Retirement means a Separation from Service under terms constituting a retirement for purposes of the EIX 2008 Executive Retirement Plan.
Salary means the Participant's basic pay from the Employer (excluding Bonuses, Special Awards, commissions, severance pay, and other non-regular forms of compensation) before reductions for deferrals under the Plan or the Savings Plan.
Savings Plan means the Edison 401(k) Savings Plan.
Separation from Service occurs when a Participant dies, retires, or otherwise has a termination of employment from the Employer that constitutes a “separation from service” within the meaning of Treasury Regulation Section 1.409A-1(h)(1), without regard to the optional alternative definitions available thereunder.
Severance Plan means the EIX 2008 Executive Severance Plan (or any similar successor plan).
Similar Plan means a plan required to be aggregated with this Plan under Treasury Regulation Section 1.409A-1(c)(2)(i).

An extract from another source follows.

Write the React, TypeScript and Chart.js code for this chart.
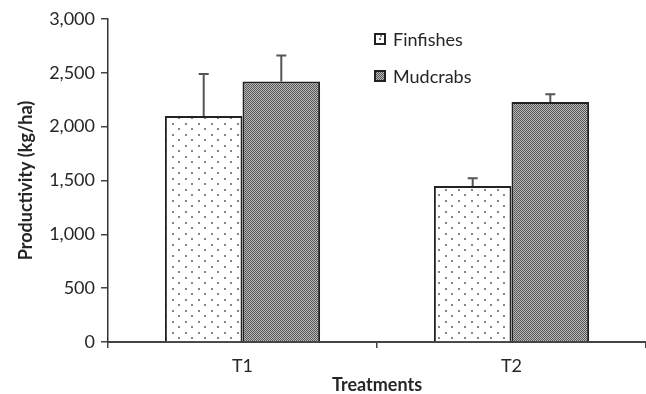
import React, { useEffect, useRef } from 'react';
import { Chart, registerables } from 'chart.js';

Chart.register(...registerables);

const categories = ['T1', 'T2'];
const seriesNames = ['Finfishes', 'Mudcrabs'];
const finfishes = [2100, 1450];
const mudcrabs = [2420, 2230];
const finfishesErr = [390, 70];
const mudcrabsErr = [240, 70];
const yTicks = [0, 500, 1000, 1500, 2000, 2500, 3000];
const yTitle = 'Productivity (kg/ha)';
const xTitle = 'Treatments';

const FONT = 'Lato';
const TEXT = '#262626';

function makeDots(): CanvasPattern | string {
  const c = document.createElement('canvas');
  c.width = 13;
  c.height = 11;
  const g = c.getContext('2d');
  if (!g) return '#fff';
  g.fillStyle = '#ffffff';
  g.fillRect(0, 0, 13, 11);
  g.fillStyle = '#858585';
  g.fillRect(3, 2, 2, 2);
  g.fillRect(9, 7, 2, 2);
  return g.createPattern(c, 'repeat') || '#fff';
}

function makeChecker(): CanvasPattern | string {
  const c = document.createElement('canvas');
  c.width = 2;
  c.height = 2;
  const g = c.getContext('2d');
  if (!g) return '#888';
  g.fillStyle = '#b8b8b8';
  g.fillRect(0, 0, 2, 2);
  g.fillStyle = '#585858';
  g.fillRect(0, 0, 1, 1);
  g.fillRect(1, 1, 1, 1);
  return g.createPattern(c, 'repeat') || '#888';
}

const errorBarPlugin = {
  id: 'errorBars',
  afterDatasetsDraw(chart: any) {
    const ctx = chart.ctx;
    const ys = chart.scales.y;
    chart.data.datasets.forEach((ds: any, di: number) => {
      const meta = chart.getDatasetMeta(di);
      meta.data.forEach((bar: any, i: number) => {
        const v = ds.data[i];
        const e = ds.errors[i];
        const x = bar.x;
        const y0 = ys.getPixelForValue(v);
        const y1 = ys.getPixelForValue(v + e);
        ctx.save();
        ctx.strokeStyle = '#555';
        ctx.lineWidth = 2;
        ctx.beginPath();
        ctx.moveTo(x, y0);
        ctx.lineTo(x, y1);
        ctx.moveTo(x - 5, y1);
        ctx.lineTo(x + 5, y1);
        ctx.stroke();
        ctx.restore();
      });
    });
  },
};

const legendPlugin = {
  id: 'insideLegend',
  afterDraw(chart: any) {
    const ctx = chart.ctx;
    const boxX = 374;
    const size = 12;
    const rows = [39, 76];
    chart.data.datasets.forEach((ds: any, i: number) => {
      const cy = rows[i];
      ctx.save();
      ctx.fillStyle = ds.backgroundColor;
      ctx.fillRect(boxX, cy - size / 2, size, size);
      if (i === 0) {
        ctx.fillStyle = '#666';
        ctx.fillRect(boxX + 5, cy - 1, 2, 2);
      }
      ctx.strokeStyle = '#222';
      ctx.lineWidth = 2;
      ctx.strokeRect(boxX + 1, cy - size / 2 + 1, size - 2, size - 2);
      ctx.fillStyle = TEXT;
      ctx.font = `18px ${FONT}`;
      ctx.textBaseline = 'middle';
      ctx.textAlign = 'left';
      ctx.fillText(ds.label, boxX + 19, cy + 1);
      ctx.restore();
    });
  },
};

export default function App() {
  const ref = useRef<HTMLCanvasElement | null>(null);

  useEffect(() => {
    document.body.style.margin = '0';
    const canvas = ref.current;
    if (!canvas) return;
    const chart = new Chart(canvas, {
      type: 'bar',
      data: {
        labels: categories,
        datasets: [
          {
            label: seriesNames[0],
            data: finfishes,
            errors: finfishesErr,
            backgroundColor: makeDots(),
            borderColor: '#222',
            borderWidth: 2,
            categoryPercentage: 0.577,
            barPercentage: 1,
          } as any,
          {
            label: seriesNames[1],
            data: mudcrabs,
            errors: mudcrabsErr,
            backgroundColor: makeChecker(),
            borderColor: '#222',
            borderWidth: 2,
            categoryPercentage: 0.577,
            barPercentage: 1,
          } as any,
        ],
      },
      options: {
        animation: false,
        responsive: false,
        devicePixelRatio: 1,
        layout: { padding: { top: 19, right: 0, bottom: 0, left: 0 } },
        plugins: {
          legend: { display: false },
          tooltip: { enabled: false },
        },
        scales: {
          x: {
            type: 'category',
            offset: true,
            grid: {
              offset: true,
              drawOnChartArea: false,
              tickLength: 6,
              color: '#444',
              lineWidth: 1.5,
            },
            border: { display: true, color: '#444', width: 2 },
            ticks: {
              color: TEXT,
              font: { family: FONT, size: 18 },
              padding: 7,
            },
            title: {
              display: true,
              text: xTitle,
              color: TEXT,
              font: { family: FONT, size: 18, weight: 'bold', lineHeight: 1 },
              padding: { top: 0, bottom: 0 },
            },
            afterFit: (s: any) => {
              s.height = 52;
            },
          },
          y: {
            min: 0,
            max: 3000,
            afterBuildTicks: (s: any) => {
              s.ticks = yTicks.map((v) => ({ value: v }));
            },
            grid: {
              drawOnChartArea: false,
              tickLength: 7,
              color: '#444',
              lineWidth: 1.5,
            },
            border: { display: true, color: '#333', width: 1.5 },
            ticks: {
              color: TEXT,
              font: { family: FONT, size: 18 },
              padding: 6,
              callback: (v: any) => Number(v).toLocaleString('en-US'),
            },
            title: {
              display: true,
              text: yTitle,
              color: TEXT,
              font: { family: FONT, size: 18, weight: 'bold' },
              padding: { top: 15, bottom: 0 },
            },
            afterFit: (s: any) => {
              s.width = 108;
            },
          },
        },
      } as any,
      plugins: [errorBarPlugin, legendPlugin],
    });
    return () => chart.destroy();
  }, []);

  return (
    <div style={{ width: 646, height: 394, background: '#fff' }}>
      <canvas ref={ref} width={646} height={394} />
    </div>
  );
}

Special Award means an award other than Salary, Bonus or a Qualifying Award that is payable in cash at a future date.
Specified Employee means a Participant who is designated as an elected Vice President or above by the Administrator, using the identification date and methods determined by the Administrator.
Termination of Employment means the voluntary or involuntary Separation from Service for any reason other than Retirement or death.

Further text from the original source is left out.